Jerzy Lubieniecki krótko skomentował próbę odwołania z zajmowanego stanowiska. Zauważył, że zgodnie ze statutem jego zadaniem jest czuwanie nad sprawnym przebiegiem obrad oraz zwięzłością wystąpień radnych i innych uczestników sesji. Stwierdził również, że może czynić uwagi radnym w kwestii tematu, formy oraz czasu ich wystąpień i robi to merytorycznie.
Murem za Jerzym Lubienieckim stanęli radni z jego obozu. – Wobec przewodniczącego nie jest prowadzone żadne postępowanie karne, ani administracyjne. Przewodniczący działa w granicach prawa (…). Według mojej oceny jest to silny facet, który przez tyle lat jest radnym i nigdy nie poddawał się, tylko zawsze dbał o dobro wspólne mieszkańców (…). Nigdy nie było tak, że nie zapanował nad emocjami, które nie raz towarzyszyły nam wszystkim – mówił Janusz Gers.
– Dziękuję za nominację na funkcję wiceprzewodniczącego, ale ja nie biorę tego pod uwagę. Na pewno nie przyjąłbym tej propozycji, ponieważ widzę, ile serca w pełnienie funkcji przewodniczącego wkłada Jerzy Lubieniecki – twierdził R. Dłutowski.
D. Kordowski, czyli wiceprzewodniczący RM, ocenił swoją współpracę z Jerzym Lubienieckim jako bardzo dobrą. Dodał też, że w przypadku pojawiających się problemów, obaj są w stałym kontakcie.
– Nikt tutaj nie oskarża przewodniczącego, że jest kiepskim radnym.
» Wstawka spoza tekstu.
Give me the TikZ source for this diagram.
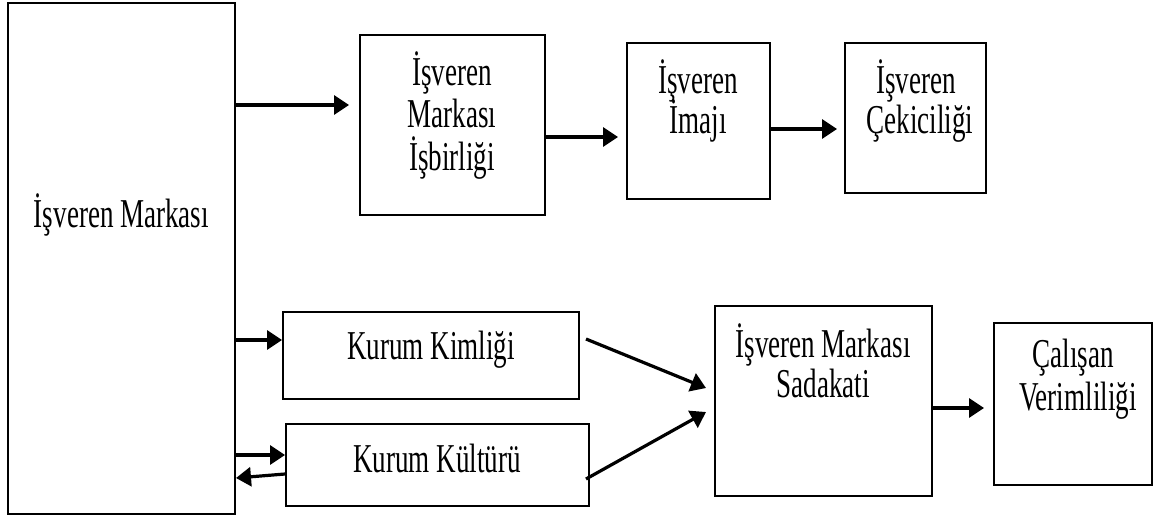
\documentclass[tikz,border=0pt]{standalone}
\usepackage{fontspec}
\setmainfont{Liberation Serif}[FakeStretch=0.66]
\usetikzlibrary{fit,arrows.meta}

\begin{document}
\begin{tikzpicture}[x=1pt,y=-1pt,
  box/.style={draw, line width=2pt, inner sep=0pt},
  txt/.style={anchor=base, inner sep=0pt, font=\fontsize{41}{44}\selectfont},
  arr/.style={line width=3.2pt, -{Triangle[length=15pt,width=19pt]}}]
\useasboundingbox (0,0) rectangle (1157,517);

% boxes
\node[box, fit={(8,3) (235,514)}] (big) {};
\node[box, fit={(360,35) (545,215)}] (b2) {};
\node[box, fit={(627,43) (770,199)}] (imaj) {};
\node[box, fit={(845,43) (986,193)}] (cek) {};
\node[box, fit={(283,312) (579,399)}] (kim) {};
\node[box, fit={(286,424) (589,506)}] (kul) {};
\node[box, fit={(715,306) (932,496)}] (sad) {};
\node[box, fit={(994,323) (1152,485)}] (cal) {};

% labels
\node[txt] (tbig) at (121.5,227) {İşveren Markası};
\node[txt] (tb2a) at (452,85) {İşveren};
\node[txt] (tb2b) at (452,127) {Markası};
\node[txt] (tb2c) at (452,170) {İşbirliği};
\node[txt] (tima) at (698,93) {İşveren};
\node[txt] (timb) at (698,133) {İmajı};
\node[txt] (tceka) at (916,93) {İşveren};
\node[txt] (tcekb) at (920,133) {Çekiciliği};
\node[txt] (tkim) at (431,359) {Kurum Kimliği};
\node[txt] (tkul) at (437,472) {Kurum Kültürü};
\node[txt] (tsada) at (823,357) {İşveren Markası};
\node[txt] (tsadb) at (823,397) {Sadakati};
\node[txt] (tcala) at (1073,367) {Çalışan};
\node[txt] (tcalb) at (1078,410) {Verimliliği};

% connectors
\draw[arr, shorten >=10pt] (big.east |- 0,105) -- (b2.west |- 0,105);
\draw[arr, shorten >=8pt] (b2.east |- 0,137) -- (imaj.west |- 0,137);
\draw[arr, shorten >=7pt] (imaj.east |- 0,129) -- (cek.west |- 0,129);
\draw[arr] (big.east |- 0,340) -- (kim.west |- 0,340);
\draw[arr] (big.east |- 0,455) -- (kul.west |- 0,455);
\draw[arr] (kul.west |- 0,474) -- (big.east |- 0,478);
\draw[arr] ([xshift=6pt,yshift=16.5pt]kim.east) -- ([xshift=-8pt,yshift=13pt]sad.west);
\draw[arr] ([xshift=-4pt,yshift=-14pt]kul.east) -- ([xshift=-8pt,yshift=-11pt]sad.west);
\draw[arr, shorten >=9pt] (sad.east |- 0,408) -- (cal.west |- 0,408);
\end{tikzpicture}
\end{document}
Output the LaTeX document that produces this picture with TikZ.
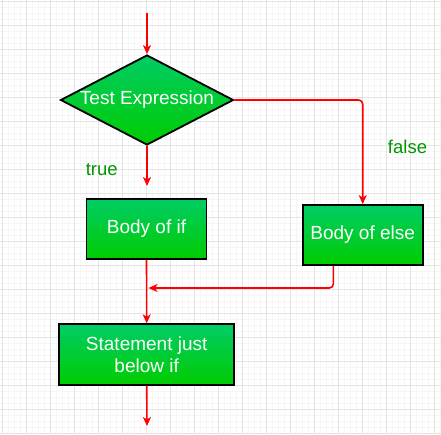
\documentclass[tikz,border=0pt]{standalone}
\usepackage{fontspec}
\setmainfont{Liberation Sans}
\usepackage{tikz}
\usetikzlibrary{arrows.meta,%
                shapes.geometric,positioning}

\definecolor{gridminor}{RGB}{246,246,246}
\definecolor{gridmajor}{RGB}{228,228,228}
\definecolor{boxtop}{RGB}{0,204,102}
\definecolor{boxbottom}{RGB}{0,204,0}
\definecolor{labelgreen}{RGB}{0,150,0}

\begin{document}
\begin{tikzpicture}[x=1pt,y=-1pt,
  block/.style={draw=black,line width=1.8pt,top color=boxtop,bottom color=boxbottom,
    text=white,font=\fontsize{19}{22.5}\selectfont,align=center,inner sep=0pt},
  decision/.style={block,diamond,aspect=1.92},
  flow/.style={draw=red,line width=1.6pt,-{Stealth[length=9pt,width=8pt,inset=2.5pt]}},
  branch/.style={text=labelgreen,font=\fontsize{18.5}{22}\selectfont}]
\useasboundingbox (0,0) rectangle (441,434);
% grid
\foreach \gx in {2,8,...,440} \draw[gridminor,line width=0.8pt] (\gx,0) -- (\gx,434);
\foreach \gy in {1,7,...,433} \draw[gridminor,line width=0.8pt] (0,\gy) -- (441,\gy);
\foreach \gx in {2,26,...,434} \draw[gridmajor,line width=0.8pt] (\gx,0) -- (\gx,434);
\foreach \gy in {1,25,...,433} \draw[gridmajor,line width=0.8pt] (0,\gy) -- (441,\gy);
% nodes
\node[decision,minimum width=173pt,minimum height=90pt] (test) at (147,100) {Test Expression};
\node[block,minimum width=120pt,minimum height=60pt] (ifbody) at (146.5,229) {Body of if};
\node[block,minimum width=120pt,minimum height=60pt] (elsebody) at (362.7,235) {Body of else};
\node[block,minimum width=175pt,minimum height=61pt] (stmt) at (146.7,354.7) {Statement just\\below if};
\node[branch] (truelbl) at (101.7,170) {true};
\node[branch] (falselbl) at (407.5,147) {false};
\coordinate (start) at (147,13);
\coordinate (ifin) at (147,186);
\coordinate (join) at (148.5,288);
\coordinate (finish) at (147,426);
% connectors
\draw[flow] (start) -- (test.north);
\draw[flow] (test.south) -- (ifin);
\draw[flow,rounded corners=4pt] (test.east) -| (elsebody.north);
\draw[flow,rounded corners=4pt] ([xshift=-29.4pt]elsebody.south) |- (join);
\draw[flow] (ifbody.south) -- (stmt.north);
\draw[flow] (stmt.south) -- (finish);
\end{tikzpicture}
\end{document}
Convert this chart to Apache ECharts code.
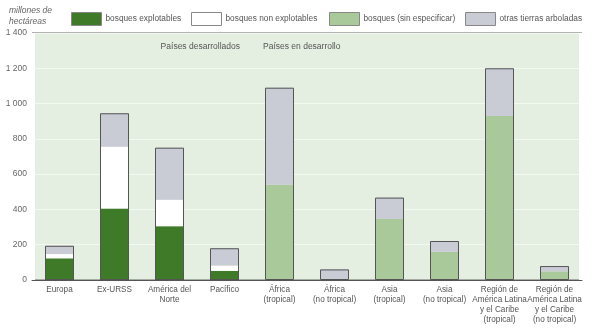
<!DOCTYPE html>
<html><head><meta charset="utf-8">
<script src="https://cdn.jsdelivr.net/npm/echarts@6/dist/echarts.min.js"></script>
<style>html,body{margin:0;padding:0;background:#fff}#c{width:600px;height:332px}</style>
</head><body><div id="c"></div>
<script>
const categories = ['Europa','Ex-URSS','América del\nNorte','Pacífico','África\n(tropical)','África\n(no tropical)','Asia\n(tropical)','Asia\n(no tropical)','Región de\nAmérica Latina\ny el Caribe\n(tropical)','Región de\nAmérica Latina\ny el Caribe\n(no tropical)'];
const explotables    = [123, 405, 305, 52, 0, 0, 0, 0, 0, 0];
const noExplotables  = [24, 350, 150, 30, 0, 0, 0, 0, 0, 0];
const sinEspecificar = [0, 0, 0, 0, 540, 0, 346, 160, 930, 49];
const otras          = [47, 190, 295, 98, 550, 60, 121, 61, 270, 30];
const yTicks = [0, 200, 400, 600, 800, 1000, 1200, 1400];
const seriesNames = ['bosques explotables','bosques non explotables','bosques (sin especificar)','otras tierras arboladas'];
const colors = ['#3f7a28','#ffffff','#a9c99b','#c9cbd5'];

const totals = categories.map((_, i) => explotables[i] + noExplotables[i] + sinEspecificar[i] + otras[i]);
const font = 'Liberation Sans, Arial, sans-serif';
const chart = echarts.init(document.getElementById('c'), null, {renderer:'canvas'});
const dataSets = [explotables, noExplotables, sinEspecificar, otras];
const series = dataSets.map((d, k) => ({
  name: seriesNames[k], type: 'bar', stack: 'all', data: d, barWidth: 29,
  itemStyle: {color: colors[k], borderWidth: 0}, silent: true
}));
series.push({
  name: 'outline', type: 'bar', data: totals, barWidth: 29, barGap: '-100%', z: 5,
  itemStyle: {color: 'rgba(0,0,0,0)', borderColor: '#555', borderWidth: 1}, silent: true
});
const legendPos = [71, 191, 329, 465];
const legends = seriesNames.map((n, k) => ({
  left: legendPos[k], top: 12, itemWidth: 30, itemHeight: 13, itemGap: 4, padding: 0,
  selectedMode: false,
  textStyle: {fontSize: 8.3, color: '#555', fontFamily: font, padding: [0,0,0,-1]},
  data: [{name: n, icon: 'rect', itemStyle: {borderColor: '#888', borderWidth: 1}}]
}));
chart.setOption({
  animation: false,
  backgroundColor: '#fff',
  title: {text: 'millones de\nhectáreas', left: 9, top: 5, padding: 0,
    textStyle: {fontSize: 8.5, fontStyle: 'italic', fontWeight: 'normal', color: '#666', fontFamily: font, lineHeight: 11}},
  legend: legends,
  grid: {left: 32, right: 18, top: 33, bottom: 52, show: true, backgroundColor: '#e5efe1', borderColor: '#666', borderWidth: 1,
    outerBoundsMode: 'none', containLabel: false},
  xAxis: {type: 'category', data: categories,
    axisLine: {lineStyle: {color: '#555'}}, axisTick: {show: false},
    axisLabel: {fontSize: 8.2, color: '#555', fontFamily: font, lineHeight: 10, margin: 5, interval: 0, hideOverlap: false},
    splitLine: {show: true, interval: (i) => i === 4, lineStyle: {color: '#ffffff', width: 6}}
  },
  yAxis: {type: 'value', min: yTicks[0], max: yTicks[yTicks.length-1], interval: 200,
    axisLine: {show: false}, axisTick: {show: false},
    axisLabel: {fontSize: 8.5, color: '#666', fontFamily: font, margin: 5,
      formatter: v => v >= 1000 ? Math.floor(v/1000) + ' ' + String(v % 1000).padStart(3, '0') : String(v)},
    splitLine: {lineStyle: {color: '#f3f8f1', width: 1}}
  },
  graphic: [
    {type: 'text', right: 360, top: 42, style: {text: 'Países desarrollados', fontSize: 8.5, fill: '#555', fontFamily: font}},
    {type: 'text', left: 263, top: 42, style: {text: 'Países en desarrollo', fontSize: 8.5, fill: '#555', fontFamily: font}}
  ],
  series: series
});
</script></body></html>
Podpisuję się pod tym, że jest świetnym społecznikiem i na swoim terenie jak najbardziej jest dobrym radnym i zawsze można liczyć na jego pomoc, ale uważam, że nie nadaje się do pełnienia funkcji przewodniczącego. Z tego powodu, że jest całkowicie uzależniony od decyzji burmistrza i zachowuje się jakby był pracownikiem urzędu, a nie przewodniczącym RM – przekonywał M. Szarszewski.
Przegłosowali opozycję
Po zakończeniu dyskusji przystąpiono do głosowania tajnego. Za odwołaniem przewodniczącego zagłosowało 5 radnych, natomiast przeciwko było 9 przedstawicieli RM. Tym samym, Jerzy Lubieniecki, co nie było niespodzianką w związku ze zdecydowaną przewagę liczebną nad opozycją, pozostał na swoim stanowisku. Przewodniczący podziękował radnym za okazane zaufanie i stwierdził, że zawsze był otwarty na wszystkich radnych. W jego wypowiedzi nie zabrakło jednak przytyku w kierunku opozycji. – Chyba niewidomy zauważy, że nigdy nie będziecie za nami, ani nie będziecie chwalili, tylko zawsze będziecie przeciwni – skwitował Jerzy Lubieniecki.
– Zawsze byłem i jestem otwarty na współpracę. Ale żeby współpracować, potrzebny jest dialog, prawda panie przewodniczący? Jeżeli dialog będzie, to współpraca zawsze jest możliwa – skomentował Andrzej Pacocha.